*What you need to do*
In the listing below, locate the line that contains "Write the TikZ code for this diagram." and the line that contains "(628.5,200) rectangle (631.5,207);". Restate word for word those two lines and every line between them, and nothing else.

*Supplied material*
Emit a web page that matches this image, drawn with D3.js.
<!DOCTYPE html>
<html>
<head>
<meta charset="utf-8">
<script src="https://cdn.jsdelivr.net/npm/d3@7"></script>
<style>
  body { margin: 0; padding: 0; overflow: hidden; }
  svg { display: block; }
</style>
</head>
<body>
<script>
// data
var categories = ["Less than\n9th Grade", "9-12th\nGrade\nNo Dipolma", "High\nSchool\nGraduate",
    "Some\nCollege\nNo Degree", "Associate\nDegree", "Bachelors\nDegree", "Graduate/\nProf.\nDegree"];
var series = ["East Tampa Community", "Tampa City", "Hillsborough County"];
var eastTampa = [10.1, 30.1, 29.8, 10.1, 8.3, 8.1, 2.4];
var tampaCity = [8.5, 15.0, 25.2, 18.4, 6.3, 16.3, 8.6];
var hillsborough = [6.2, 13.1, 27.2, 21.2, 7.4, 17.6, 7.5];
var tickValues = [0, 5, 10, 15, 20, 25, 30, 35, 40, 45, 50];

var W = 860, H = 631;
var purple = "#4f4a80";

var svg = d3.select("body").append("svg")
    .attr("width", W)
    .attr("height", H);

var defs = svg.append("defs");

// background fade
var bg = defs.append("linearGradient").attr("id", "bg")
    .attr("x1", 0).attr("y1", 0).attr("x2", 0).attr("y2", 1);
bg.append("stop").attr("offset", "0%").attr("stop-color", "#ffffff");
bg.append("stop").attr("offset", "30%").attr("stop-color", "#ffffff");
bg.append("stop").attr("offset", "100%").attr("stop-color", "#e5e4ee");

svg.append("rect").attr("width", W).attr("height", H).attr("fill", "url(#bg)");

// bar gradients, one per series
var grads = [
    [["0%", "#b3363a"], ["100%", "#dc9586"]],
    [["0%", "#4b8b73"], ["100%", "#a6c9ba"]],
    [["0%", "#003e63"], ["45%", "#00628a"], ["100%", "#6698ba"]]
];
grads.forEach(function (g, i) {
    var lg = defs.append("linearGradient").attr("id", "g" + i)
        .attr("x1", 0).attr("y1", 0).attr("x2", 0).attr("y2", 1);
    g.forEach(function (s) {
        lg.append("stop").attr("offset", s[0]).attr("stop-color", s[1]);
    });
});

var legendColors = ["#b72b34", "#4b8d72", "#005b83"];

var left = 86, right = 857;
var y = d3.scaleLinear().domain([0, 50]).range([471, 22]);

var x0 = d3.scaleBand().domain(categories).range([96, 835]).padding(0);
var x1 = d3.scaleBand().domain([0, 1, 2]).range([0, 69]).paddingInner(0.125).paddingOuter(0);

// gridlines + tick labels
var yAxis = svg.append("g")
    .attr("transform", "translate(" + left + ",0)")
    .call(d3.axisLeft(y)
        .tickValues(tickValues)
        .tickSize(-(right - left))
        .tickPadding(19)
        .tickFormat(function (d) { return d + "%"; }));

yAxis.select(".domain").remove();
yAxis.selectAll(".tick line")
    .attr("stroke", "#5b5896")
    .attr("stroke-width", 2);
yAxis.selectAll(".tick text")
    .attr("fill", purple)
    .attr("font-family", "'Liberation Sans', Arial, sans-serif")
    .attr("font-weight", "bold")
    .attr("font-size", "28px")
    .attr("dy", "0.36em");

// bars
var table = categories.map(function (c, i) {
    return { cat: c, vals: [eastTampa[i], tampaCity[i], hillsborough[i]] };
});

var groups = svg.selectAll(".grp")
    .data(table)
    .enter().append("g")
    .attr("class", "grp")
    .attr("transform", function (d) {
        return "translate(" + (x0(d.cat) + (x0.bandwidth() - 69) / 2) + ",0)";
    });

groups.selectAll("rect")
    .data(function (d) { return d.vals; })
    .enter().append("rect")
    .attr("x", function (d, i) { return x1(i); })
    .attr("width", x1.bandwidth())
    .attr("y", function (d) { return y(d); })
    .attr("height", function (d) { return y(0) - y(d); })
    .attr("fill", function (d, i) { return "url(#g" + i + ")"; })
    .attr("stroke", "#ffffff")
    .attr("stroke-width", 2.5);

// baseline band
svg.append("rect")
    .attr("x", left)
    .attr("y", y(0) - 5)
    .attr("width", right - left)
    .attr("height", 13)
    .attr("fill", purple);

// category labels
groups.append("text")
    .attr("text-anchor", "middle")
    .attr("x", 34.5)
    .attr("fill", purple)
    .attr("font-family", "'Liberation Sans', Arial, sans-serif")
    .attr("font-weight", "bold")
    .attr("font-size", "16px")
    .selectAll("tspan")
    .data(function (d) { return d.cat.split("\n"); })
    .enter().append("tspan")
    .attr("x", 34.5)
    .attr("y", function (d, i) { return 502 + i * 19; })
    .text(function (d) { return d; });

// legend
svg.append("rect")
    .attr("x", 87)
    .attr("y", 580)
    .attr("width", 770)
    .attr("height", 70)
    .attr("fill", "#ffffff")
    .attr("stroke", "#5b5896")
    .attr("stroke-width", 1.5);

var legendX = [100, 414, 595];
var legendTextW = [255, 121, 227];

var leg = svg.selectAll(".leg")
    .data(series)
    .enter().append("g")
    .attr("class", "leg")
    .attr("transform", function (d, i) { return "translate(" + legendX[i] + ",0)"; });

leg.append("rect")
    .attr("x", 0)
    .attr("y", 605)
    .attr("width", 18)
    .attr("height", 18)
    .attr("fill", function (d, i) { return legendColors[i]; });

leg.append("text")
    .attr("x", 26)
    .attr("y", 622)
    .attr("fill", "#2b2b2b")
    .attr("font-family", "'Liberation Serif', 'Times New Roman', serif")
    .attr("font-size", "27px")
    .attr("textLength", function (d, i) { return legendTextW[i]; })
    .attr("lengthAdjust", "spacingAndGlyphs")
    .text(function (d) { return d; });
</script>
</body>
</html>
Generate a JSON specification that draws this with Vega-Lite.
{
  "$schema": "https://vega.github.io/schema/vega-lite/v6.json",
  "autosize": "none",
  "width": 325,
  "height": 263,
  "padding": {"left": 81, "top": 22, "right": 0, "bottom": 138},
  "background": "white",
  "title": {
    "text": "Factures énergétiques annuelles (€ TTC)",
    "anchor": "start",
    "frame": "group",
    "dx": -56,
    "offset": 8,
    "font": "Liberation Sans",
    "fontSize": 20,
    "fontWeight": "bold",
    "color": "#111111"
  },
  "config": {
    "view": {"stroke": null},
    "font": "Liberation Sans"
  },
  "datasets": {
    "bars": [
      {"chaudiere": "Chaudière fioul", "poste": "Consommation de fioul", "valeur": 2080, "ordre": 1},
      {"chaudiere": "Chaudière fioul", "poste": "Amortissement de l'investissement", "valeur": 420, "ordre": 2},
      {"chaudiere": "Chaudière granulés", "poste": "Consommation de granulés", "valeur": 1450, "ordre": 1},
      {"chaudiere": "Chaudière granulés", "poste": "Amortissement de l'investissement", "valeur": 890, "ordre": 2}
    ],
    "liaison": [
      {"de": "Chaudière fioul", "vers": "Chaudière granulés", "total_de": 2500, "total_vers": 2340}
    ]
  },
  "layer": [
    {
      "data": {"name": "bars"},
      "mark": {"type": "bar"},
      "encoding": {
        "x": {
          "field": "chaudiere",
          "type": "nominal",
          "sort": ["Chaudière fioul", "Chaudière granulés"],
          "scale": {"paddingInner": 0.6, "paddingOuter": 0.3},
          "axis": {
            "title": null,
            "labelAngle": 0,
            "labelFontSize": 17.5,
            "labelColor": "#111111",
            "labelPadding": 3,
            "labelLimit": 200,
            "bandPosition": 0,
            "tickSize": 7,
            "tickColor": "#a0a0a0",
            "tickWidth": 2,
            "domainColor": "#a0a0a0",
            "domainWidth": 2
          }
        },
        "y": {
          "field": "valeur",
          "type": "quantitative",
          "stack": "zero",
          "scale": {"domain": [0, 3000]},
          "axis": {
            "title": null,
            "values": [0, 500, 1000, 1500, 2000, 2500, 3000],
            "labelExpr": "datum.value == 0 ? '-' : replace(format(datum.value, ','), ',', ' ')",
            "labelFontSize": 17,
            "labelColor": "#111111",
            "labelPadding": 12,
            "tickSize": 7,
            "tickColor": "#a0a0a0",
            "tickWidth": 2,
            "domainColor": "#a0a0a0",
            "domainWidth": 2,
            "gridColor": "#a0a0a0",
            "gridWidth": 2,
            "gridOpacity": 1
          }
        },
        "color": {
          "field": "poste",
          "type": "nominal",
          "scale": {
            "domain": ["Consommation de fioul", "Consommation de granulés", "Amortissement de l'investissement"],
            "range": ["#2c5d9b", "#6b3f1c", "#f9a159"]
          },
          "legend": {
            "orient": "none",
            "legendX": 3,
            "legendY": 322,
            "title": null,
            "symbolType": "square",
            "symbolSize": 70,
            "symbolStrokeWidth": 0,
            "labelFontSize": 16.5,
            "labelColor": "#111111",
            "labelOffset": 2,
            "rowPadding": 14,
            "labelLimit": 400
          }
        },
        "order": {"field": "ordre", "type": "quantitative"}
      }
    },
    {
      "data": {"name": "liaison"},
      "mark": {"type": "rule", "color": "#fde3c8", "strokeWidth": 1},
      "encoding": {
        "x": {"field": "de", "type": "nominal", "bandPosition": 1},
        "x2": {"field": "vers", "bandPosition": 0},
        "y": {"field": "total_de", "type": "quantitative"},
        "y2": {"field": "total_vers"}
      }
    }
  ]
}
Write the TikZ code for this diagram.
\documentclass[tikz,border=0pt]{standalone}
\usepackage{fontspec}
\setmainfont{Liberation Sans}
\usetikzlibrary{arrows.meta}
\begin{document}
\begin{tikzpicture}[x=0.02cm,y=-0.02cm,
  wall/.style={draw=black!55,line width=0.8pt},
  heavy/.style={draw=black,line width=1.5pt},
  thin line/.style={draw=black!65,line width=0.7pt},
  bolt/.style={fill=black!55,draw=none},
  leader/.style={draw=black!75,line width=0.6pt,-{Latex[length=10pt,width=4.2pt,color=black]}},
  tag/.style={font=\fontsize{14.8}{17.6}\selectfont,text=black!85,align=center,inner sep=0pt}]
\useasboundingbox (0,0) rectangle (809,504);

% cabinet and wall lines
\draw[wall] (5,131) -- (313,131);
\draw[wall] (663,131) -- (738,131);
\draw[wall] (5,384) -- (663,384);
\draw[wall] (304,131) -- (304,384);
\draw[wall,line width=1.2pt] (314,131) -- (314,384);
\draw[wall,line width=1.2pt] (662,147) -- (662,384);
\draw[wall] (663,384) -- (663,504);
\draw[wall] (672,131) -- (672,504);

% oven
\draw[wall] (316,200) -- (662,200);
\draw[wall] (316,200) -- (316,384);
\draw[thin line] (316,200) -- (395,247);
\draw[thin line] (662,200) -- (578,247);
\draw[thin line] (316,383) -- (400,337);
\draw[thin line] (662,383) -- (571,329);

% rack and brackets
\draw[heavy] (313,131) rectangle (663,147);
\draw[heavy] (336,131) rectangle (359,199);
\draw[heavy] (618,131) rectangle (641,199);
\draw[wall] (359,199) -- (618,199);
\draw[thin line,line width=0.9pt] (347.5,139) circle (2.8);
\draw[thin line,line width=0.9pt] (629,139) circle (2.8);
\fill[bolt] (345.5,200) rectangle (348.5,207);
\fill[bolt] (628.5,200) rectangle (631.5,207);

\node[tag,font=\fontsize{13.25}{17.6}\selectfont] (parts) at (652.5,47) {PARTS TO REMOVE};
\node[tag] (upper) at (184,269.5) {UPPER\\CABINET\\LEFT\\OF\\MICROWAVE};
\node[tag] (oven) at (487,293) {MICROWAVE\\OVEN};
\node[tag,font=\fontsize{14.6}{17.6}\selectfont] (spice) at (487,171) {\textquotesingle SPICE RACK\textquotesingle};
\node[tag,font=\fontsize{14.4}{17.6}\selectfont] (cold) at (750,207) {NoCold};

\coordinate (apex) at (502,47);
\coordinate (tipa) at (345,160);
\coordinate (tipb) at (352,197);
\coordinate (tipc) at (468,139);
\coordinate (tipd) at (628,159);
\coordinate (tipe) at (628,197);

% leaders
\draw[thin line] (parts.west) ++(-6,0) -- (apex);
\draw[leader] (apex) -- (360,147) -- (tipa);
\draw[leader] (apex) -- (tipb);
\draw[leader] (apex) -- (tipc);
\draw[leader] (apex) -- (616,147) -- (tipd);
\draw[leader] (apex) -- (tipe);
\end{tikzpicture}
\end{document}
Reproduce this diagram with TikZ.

*Exercise output*
Write the TikZ code for this diagram.
\documentclass[tikz,border=0pt]{standalone}
\usepackage{fontspec}
\setmainfont{Liberation Sans}
\usetikzlibrary{arrows.meta}
\begin{document}
\begin{tikzpicture}[x=0.02cm,y=-0.02cm,
  wall/.style={draw=black!55,line width=0.8pt},
  heavy/.style={draw=black,line width=1.5pt},
  thin line/.style={draw=black!65,line width=0.7pt},
  bolt/.style={fill=black!55,draw=none},
  leader/.style={draw=black!75,line width=0.6pt,-{Latex[length=10pt,width=4.2pt,color=black]}},
  tag/.style={font=\fontsize{14.8}{17.6}\selectfont,text=black!85,align=center,inner sep=0pt}]
\useasboundingbox (0,0) rectangle (809,504);

% cabinet and wall lines
\draw[wall] (5,131) -- (313,131);
\draw[wall] (663,131) -- (738,131);
\draw[wall] (5,384) -- (663,384);
\draw[wall] (304,131) -- (304,384);
\draw[wall,line width=1.2pt] (314,131) -- (314,384);
\draw[wall,line width=1.2pt] (662,147) -- (662,384);
\draw[wall] (663,384) -- (663,504);
\draw[wall] (672,131) -- (672,504);

% oven
\draw[wall] (316,200) -- (662,200);
\draw[wall] (316,200) -- (316,384);
\draw[thin line] (316,200) -- (395,247);
\draw[thin line] (662,200) -- (578,247);
\draw[thin line] (316,383) -- (400,337);
\draw[thin line] (662,383) -- (571,329);

% rack and brackets
\draw[heavy] (313,131) rectangle (663,147);
\draw[heavy] (336,131) rectangle (359,199);
\draw[heavy] (618,131) rectangle (641,199);
\draw[wall] (359,199) -- (618,199);
\draw[thin line,line width=0.9pt] (347.5,139) circle (2.8);
\draw[thin line,line width=0.9pt] (629,139) circle (2.8);
\fill[bolt] (345.5,200) rectangle (348.5,207);
\fill[bolt] (628.5,200) rectangle (631.5,207);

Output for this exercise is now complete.